Some people have claimed that a “business case” for profitable interplanetary trade with a Mars settlement, or at least the identification a saleable product for trade, is required before such a settlement can be established or supported by business or government. But there is no reasonable prospect for trade in any significant mass of physical material from a Mars settlement back to Earth in the near future due to the high transport costs. In his recent article in the National Review, “Elon Musk’s Plan to Settle Mars,” Robert Zubrin makes exactly the same point: a business case based on physical trade is not necessary and makes little sense. Later trade and commerce via non-physical goods such as software is probable once a settlement is fully operational. More significant and interesting economic situations will occur on Mars.

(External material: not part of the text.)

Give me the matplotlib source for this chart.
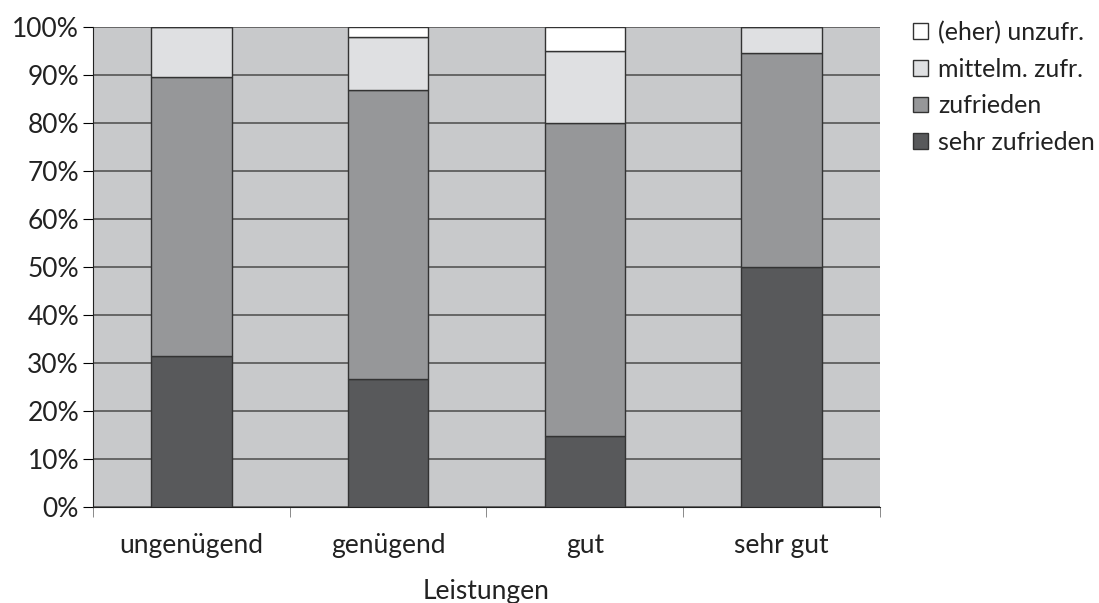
import matplotlib.pyplot as plt
import numpy as np
from matplotlib.ticker import PercentFormatter

plt.rcParams['font.family'] = ['Lato', 'DejaVu Sans']

kategorien = ["ungenügend", "genügend", "gut", "sehr gut"]
sehr_zufrieden = [31.3, 26.5, 14.7, 50.0]
zufrieden = [58.2, 60.2, 65.3, 44.4]
mittelm_zufr = [10.5, 11.1, 15.0, 5.6]
eher_unzufr = [0.0, 2.2, 5.0, 0.0]

serien = [
    ("sehr zufrieden", sehr_zufrieden, "#58595b"),
    ("zufrieden", zufrieden, "#969799"),
    ("mittelm. zufr.", mittelm_zufr, "#dfe0e2"),
    ("(eher) unzufr.", eher_unzufr, "#ffffff"),
]

fig = plt.figure(figsize=(10.99, 6.03), dpi=100)
ax = fig.add_axes([0.0846, 0.16, 0.7161, 0.796])
ax.set_facecolor("#c8c9cb")

x = np.arange(len(kategorien))
unten = np.zeros(len(kategorien))
handles = []
for name, werte, farbe in serien:
    b = ax.bar(x, werte, 0.41, bottom=unten, color=farbe, edgecolor="#333333",
               linewidth=1.0, zorder=3, label=name)
    handles.append(b)
    unten += np.array(werte)

ax.set_xlim(-0.5, 3.5)
ax.set_ylim(0, 100)
ax.set_yticks(np.arange(0, 101, 10))
ax.yaxis.set_major_formatter(PercentFormatter(decimals=0))
ax.grid(axis="y", color="#5e5e5e", linewidth=1.3, zorder=1)
ax.set_axisbelow(True)

ax.set_xticks(x)
ax.set_xticklabels(kategorien, fontsize=19, color="#222222")
ax.set_xticks(np.arange(-0.5, 4.0, 1.0), minor=True)
ax.tick_params(axis="x", which="major", length=0, pad=19)
ax.tick_params(axis="x", which="minor", length=7, color="#777777", direction="out")
ax.tick_params(axis="y", labelsize=19, labelcolor="#222222", length=7,
               direction="out", pad=3)

for s in ["top", "right"]:
    ax.spines[s].set_visible(False)
ax.spines["left"].set_color("#222222")
ax.spines["bottom"].set_color("#222222")

ax.set_xlabel("Leistungen", fontsize=19, color="#222222", labelpad=15)

fig.legend(handles[::-1], [s[0] for s in serien][::-1], loc="upper left",
           bbox_to_anchor=(0.831, 0.966), frameon=False, fontsize=18,
           handlelength=0.6, handleheight=0.6, handletextpad=0.4,
           labelspacing=0.55, borderaxespad=0, borderpad=0,
           labelcolor="#222222")

fig.savefig("out.png", dpi=100)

A good model for the expenditures needed to found colonies is the Greek and Phoenician expansion all across the Mediterranean and Black Sea areas in the period early in Greek history (before about 600 BC), leading to the founding of one of the greatest trading cities in history, Carthage. The cities who founded each colony did not expect immediate profit, but wanted good places for an expanding population and knew that, once the new cities were established, trade would also become established. Most of the cost was probably in building more ships. When European colonies were first established in the New World by Spain and Portugal, the emphasis was initially on a search for treasure, not production of products. English and Dutch colonies later led the way to commerce across the Atlantic, with tobacco, sugar, and cotton suddenly becoming a major part of world trade.

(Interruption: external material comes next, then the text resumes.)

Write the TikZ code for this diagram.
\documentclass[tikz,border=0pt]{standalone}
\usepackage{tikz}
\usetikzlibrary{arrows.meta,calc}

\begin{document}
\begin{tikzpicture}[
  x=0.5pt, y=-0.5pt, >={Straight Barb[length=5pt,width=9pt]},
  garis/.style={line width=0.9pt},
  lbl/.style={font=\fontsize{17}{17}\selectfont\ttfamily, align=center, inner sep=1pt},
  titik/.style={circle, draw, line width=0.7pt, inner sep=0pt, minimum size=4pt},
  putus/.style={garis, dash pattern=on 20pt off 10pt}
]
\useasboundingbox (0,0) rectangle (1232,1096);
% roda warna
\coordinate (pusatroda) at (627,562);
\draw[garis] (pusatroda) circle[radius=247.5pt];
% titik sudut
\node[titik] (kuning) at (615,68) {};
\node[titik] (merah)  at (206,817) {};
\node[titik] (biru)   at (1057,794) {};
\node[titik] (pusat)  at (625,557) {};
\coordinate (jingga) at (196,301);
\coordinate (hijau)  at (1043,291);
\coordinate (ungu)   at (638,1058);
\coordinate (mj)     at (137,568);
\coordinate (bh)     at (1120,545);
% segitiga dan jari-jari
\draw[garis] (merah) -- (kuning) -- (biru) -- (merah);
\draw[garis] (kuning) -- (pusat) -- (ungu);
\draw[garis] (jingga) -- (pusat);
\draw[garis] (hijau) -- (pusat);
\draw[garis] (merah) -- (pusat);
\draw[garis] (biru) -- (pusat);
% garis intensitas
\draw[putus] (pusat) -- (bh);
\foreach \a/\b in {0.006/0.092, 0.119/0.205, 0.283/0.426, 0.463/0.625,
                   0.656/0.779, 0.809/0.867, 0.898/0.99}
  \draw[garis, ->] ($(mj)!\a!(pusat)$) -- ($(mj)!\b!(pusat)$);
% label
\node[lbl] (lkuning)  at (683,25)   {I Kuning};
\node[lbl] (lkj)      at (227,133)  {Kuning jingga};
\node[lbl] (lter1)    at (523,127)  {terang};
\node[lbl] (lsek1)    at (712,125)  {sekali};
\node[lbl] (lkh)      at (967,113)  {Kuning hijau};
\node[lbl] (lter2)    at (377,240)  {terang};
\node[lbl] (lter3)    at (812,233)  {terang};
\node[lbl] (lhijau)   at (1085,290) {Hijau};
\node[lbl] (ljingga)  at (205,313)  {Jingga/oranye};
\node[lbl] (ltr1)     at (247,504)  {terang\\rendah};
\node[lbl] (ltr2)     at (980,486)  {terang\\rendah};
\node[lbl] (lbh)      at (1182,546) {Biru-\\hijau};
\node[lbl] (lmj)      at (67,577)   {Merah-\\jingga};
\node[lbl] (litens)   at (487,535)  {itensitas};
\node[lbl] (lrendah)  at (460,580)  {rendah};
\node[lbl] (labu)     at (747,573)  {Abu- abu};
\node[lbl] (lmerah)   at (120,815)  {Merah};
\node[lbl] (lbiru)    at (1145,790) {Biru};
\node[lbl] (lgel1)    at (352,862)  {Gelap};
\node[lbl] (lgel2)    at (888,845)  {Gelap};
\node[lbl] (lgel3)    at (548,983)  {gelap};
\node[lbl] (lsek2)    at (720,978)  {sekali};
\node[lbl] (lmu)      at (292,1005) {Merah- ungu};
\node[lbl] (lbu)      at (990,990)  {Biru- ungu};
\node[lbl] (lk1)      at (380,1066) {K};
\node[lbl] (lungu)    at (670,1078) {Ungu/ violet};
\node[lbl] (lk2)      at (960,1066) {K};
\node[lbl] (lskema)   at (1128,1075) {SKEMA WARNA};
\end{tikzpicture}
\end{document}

A look at some of the steps required to create a Mars settlement will help us understand at least a little about Mars settlement economics. For a Mars settlement, motivation and economics are interwoven. It is possible for at least a partial business case to be made for the transport of settlers and the materials they will need to initiate some phase of Mars settlement. This includes the current effort to create a large number of reliable, low cost, and reusable super-heavy boosters and spacecraft, able to take payloads of 100 tons or more of cargo and passengers to Mars and land them at the right location. Part of this development and construction cost will be defrayed by commercial and government uses of the same vehicles, such as placing very heavy payloads in LEO and taking equipment and passengers to and around the Moon.